On Warwick Accomodation

So I'm living in Tocil this year, and while it is infinitely preferable to that cesspit that is Coventry, I wouldn’t be me if I didn’t moan, regardless. Here is a little list of things anyone thinking about living in Tocil next year should consider:

There are no sinks in the rooms. Ok, this is not actually something I can legitimately get worked up about, because they tell you in advance. If you look carefully.

The curtains do not fully cover the windows, despite the curtain rails being more than long enough.

The radiators. Where to start? Well, for the first 7 weeks of term they just didn’t work. The best you ever got was lukewarm. But recently they have been “fixed”. This means they work, to a painful level of heat, but you have no control over them. Turn the knob fully in one direction, they stay on. Turn it fully in the other direction, they stay on. Turn it to the middle…you get the idea. And you can’t vary the heat. It comes in one setting: Sauna.
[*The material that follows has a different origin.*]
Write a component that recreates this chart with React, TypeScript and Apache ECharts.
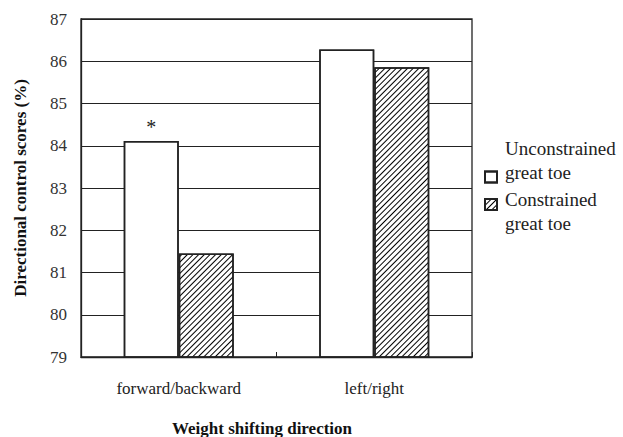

I think maybe they turn them down a bit during the day, but that seems unlikely as I can currently feel the heat radiating from the thing a meter away.
Oh, and they click all night too.

The windows are those annoying sliding things, not the honest, decent push-open-pull-closed standard jobbies. And of course, as I live on the ground floor, I can’t leave them open while I’m out of the room, which exacerbates the Radiator Problem. (Good word huh?)

And now onto the most annoying thing of all. The desks are NAILED TO THE WALL! This is annoying for two reasons.

  1. You cannot rearrange the furniture to any extent.
  2. If, like me, you have a large, boxy, LOUD computer, you can’t put it under the desk. It sits just on my right, whirring away – another heating device in my room, ripening the fruit and melting chocolate that I carelessly place near it. And of course there are wires trailing EVERYWHERE. (For those of you who haven’t realised yet: desk nailed to wall = no room for wires to go down the back of desk = impossible to put computer on floor)
    The room setup is made even worse by the positioning of the network socket and the double power-point, namely behind the bed on the opposite side of the room. As you only get one other plug socket in the room, I seriously suggest you invest in multiple splitters and a 5 meter Ethernet cable if you plan to live here next year.
    And maybe a power drill.

Footnote: This was meant to be a bullet point list, but after 15 minutes flicking to and from preview, some grinding of teeth and, at one point, the ACTUAL pulling out of hair (albeit only the one hair), I decided to give up. Pffff useless system.